**The request**
Quote, without change, all of the lines that follow.

--

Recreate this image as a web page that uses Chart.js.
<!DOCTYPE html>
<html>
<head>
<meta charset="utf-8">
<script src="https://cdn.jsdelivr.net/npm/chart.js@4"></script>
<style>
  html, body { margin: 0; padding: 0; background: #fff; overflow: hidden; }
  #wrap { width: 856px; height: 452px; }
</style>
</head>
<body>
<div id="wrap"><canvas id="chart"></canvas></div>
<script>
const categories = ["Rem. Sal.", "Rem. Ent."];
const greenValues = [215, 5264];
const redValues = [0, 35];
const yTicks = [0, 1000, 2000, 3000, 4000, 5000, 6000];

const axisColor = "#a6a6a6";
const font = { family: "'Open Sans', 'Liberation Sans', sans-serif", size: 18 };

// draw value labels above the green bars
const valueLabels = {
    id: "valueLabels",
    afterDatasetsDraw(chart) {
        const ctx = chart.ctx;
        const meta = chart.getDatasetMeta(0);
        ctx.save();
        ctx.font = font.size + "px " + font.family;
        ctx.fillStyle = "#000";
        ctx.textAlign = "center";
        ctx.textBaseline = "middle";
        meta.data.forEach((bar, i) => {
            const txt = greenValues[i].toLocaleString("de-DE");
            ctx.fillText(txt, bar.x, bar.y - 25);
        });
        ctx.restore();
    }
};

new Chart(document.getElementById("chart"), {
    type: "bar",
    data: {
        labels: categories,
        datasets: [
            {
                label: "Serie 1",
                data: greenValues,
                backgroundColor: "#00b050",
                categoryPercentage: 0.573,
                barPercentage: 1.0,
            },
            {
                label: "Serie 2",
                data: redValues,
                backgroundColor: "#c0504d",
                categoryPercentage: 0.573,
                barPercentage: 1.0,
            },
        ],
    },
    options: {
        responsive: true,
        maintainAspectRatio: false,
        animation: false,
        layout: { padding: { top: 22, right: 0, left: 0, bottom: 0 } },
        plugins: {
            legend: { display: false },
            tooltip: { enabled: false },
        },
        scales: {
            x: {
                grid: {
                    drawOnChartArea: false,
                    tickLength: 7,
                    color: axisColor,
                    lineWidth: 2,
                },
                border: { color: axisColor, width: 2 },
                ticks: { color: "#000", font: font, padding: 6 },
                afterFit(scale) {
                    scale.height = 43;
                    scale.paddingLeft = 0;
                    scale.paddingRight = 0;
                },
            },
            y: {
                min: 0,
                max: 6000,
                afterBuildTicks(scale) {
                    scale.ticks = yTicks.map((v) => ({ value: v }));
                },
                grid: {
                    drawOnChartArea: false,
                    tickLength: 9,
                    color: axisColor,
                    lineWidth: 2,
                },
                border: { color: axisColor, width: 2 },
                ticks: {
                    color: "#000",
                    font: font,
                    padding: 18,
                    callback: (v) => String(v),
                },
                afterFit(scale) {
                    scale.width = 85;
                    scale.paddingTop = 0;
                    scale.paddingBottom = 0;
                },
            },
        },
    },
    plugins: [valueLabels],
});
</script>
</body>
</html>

--

**Task output**
Recreate this image as a web page that uses Chart.js.
<!DOCTYPE html>
<html>
<head>
<meta charset="utf-8">
<script src="https://cdn.jsdelivr.net/npm/chart.js@4"></script>
<style>
  html, body { margin: 0; padding: 0; background: #fff; overflow: hidden; }
  #wrap { width: 856px; height: 452px; }
</style>
</head>
<body>
<div id="wrap"><canvas id="chart"></canvas></div>
<script>
const categories = ["Rem. Sal.", "Rem. Ent."];
const greenValues = [215, 5264];
const redValues = [0, 35];
const yTicks = [0, 1000, 2000, 3000, 4000, 5000, 6000];

const axisColor = "#a6a6a6";
const font = { family: "'Open Sans', 'Liberation Sans', sans-serif", size: 18 };

// draw value labels above the green bars
const valueLabels = {
    id: "valueLabels",
    afterDatasetsDraw(chart) {
        const ctx = chart.ctx;
        const meta = chart.getDatasetMeta(0);
        ctx.save();
        ctx.font = font.size + "px " + font.family;
        ctx.fillStyle = "#000";
        ctx.textAlign = "center";
        ctx.textBaseline = "middle";
        meta.data.forEach((bar, i) => {
            const txt = greenValues[i].toLocaleString("de-DE");
            ctx.fillText(txt, bar.x, bar.y - 25);
        });
        ctx.restore();
    }
};

new Chart(document.getElementById("chart"), {
    type: "bar",
    data: {
        labels: categories,
        datasets: [
            {
                label: "Serie 1",
                data: greenValues,
                backgroundColor: "#00b050",
                categoryPercentage: 0.573,
                barPercentage: 1.0,
            },
            {
                label: "Serie 2",
                data: redValues,
                backgroundColor: "#c0504d",
                categoryPercentage: 0.573,
                barPercentage: 1.0,
            },
        ],
    },
    options: {
        responsive: true,
        maintainAspectRatio: false,
        animation: false,
        layout: { padding: { top: 22, right: 0, left: 0, bottom: 0 } },
        plugins: {
            legend: { display: false },
            tooltip: { enabled: false },
        },
        scales: {
            x: {
                grid: {
                    drawOnChartArea: false,
                    tickLength: 7,
                    color: axisColor,
                    lineWidth: 2,
                },
                border: { color: axisColor, width: 2 },
                ticks: { color: "#000", font: font, padding: 6 },
                afterFit(scale) {
                    scale.height = 43;
                    scale.paddingLeft = 0;
                    scale.paddingRight = 0;
                },
            },
            y: {
                min: 0,
                max: 6000,
                afterBuildTicks(scale) {
                    scale.ticks = yTicks.map((v) => ({ value: v }));
                },
                grid: {
                    drawOnChartArea: false,
                    tickLength: 9,
                    color: axisColor,
                    lineWidth: 2,
                },
                border: { color: axisColor, width: 2 },
                ticks: {
                    color: "#000",
                    font: font,
                    padding: 18,
                    callback: (v) => String(v),
                },
                afterFit(scale) {
                    scale.width = 85;
                    scale.paddingTop = 0;
                    scale.paddingBottom = 0;
                },
            },
        },
    },
    plugins: [valueLabels],
});
</script>
</body>
</html>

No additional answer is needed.